The film’s title is literally the epitome of the story; everything and everywhere seems to be happening all at once. It’s beautifully chaotic and endearing, and it’s well-plotted with graceful progress while being genuinely whacky. The central figure is Evelyn Wang (Michelle Yeoh), a Chinese-American laundromat owner with a fluctuating relationship with her husband, Waymond (Ke Huy Quan), and a lesbian daughter, Joy (Stephanie Hsu), that’s she is too ashamed or scared to declare to her conservative father, Gong Gong (James Hong), who’s visiting from China, as she’s keen to make an impression on him after countless disappointments. To top off her struggles, the family is bound for a meeting with an IRS inspector Deirdre Beaubeirdra (Jamie Lee Curtis) for an audit regarding their questionable state of business. Things start to really spiral out of hand when an alternate version of her husband suddenly appears from another reality, explaining to Evelyn that the fate of a million universes lies in her hands. Evelyn picks up a skill that makes her connect to multiple versions of herself when necessary, as she portrays an adept chef, an actress, a pinky finger-fighter, a sign-spinner, and a rock.

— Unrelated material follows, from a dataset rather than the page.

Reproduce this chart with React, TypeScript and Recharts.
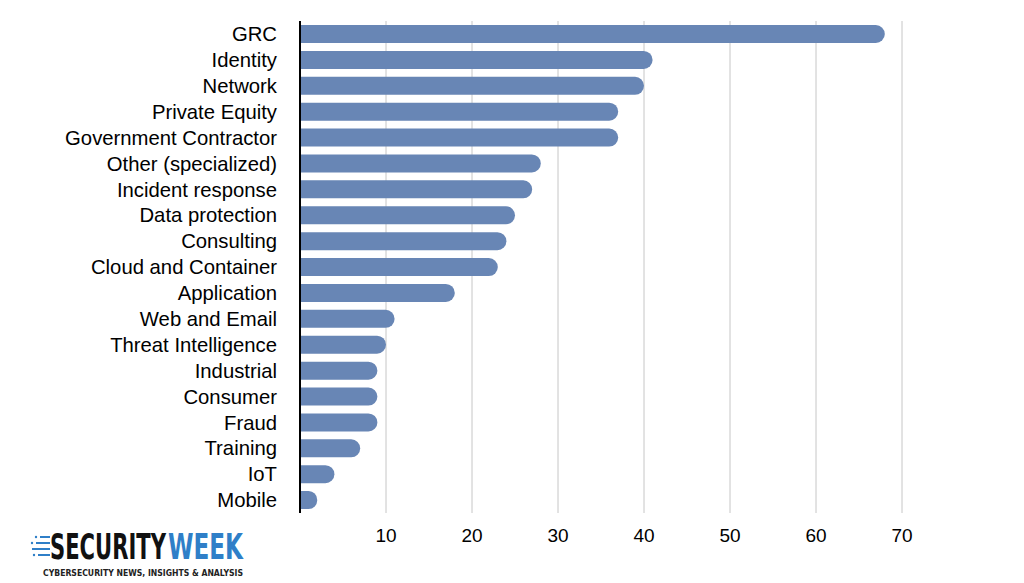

Michelle Yeoh’s performance is undoubtedly outstanding, showcasing her martial art skills and conveyance of raw human emotions—some might even say it’s Yeoh’s most captivating character to date. Ke Huy Quan deserves an honorable mention for his return to the stage after 10 years of working behind the scenes as an assistant director and stunt coordinator. Quan last starred in the classic 1985 film The Goonies shortly after his major screen debut in Indiana Jones and the Temple of Doom. Together with the superb performances by every member of the cast, the visual effects that are jaw-dropping and cunningly thought out that it evokes Evelyn’s transversal through the cosmos, the Kung Fu fight scenes, choreographed by the same team responsible for Shang chi and The Legend of the Ten Rings, feels authentic, creative, and comedic all at once.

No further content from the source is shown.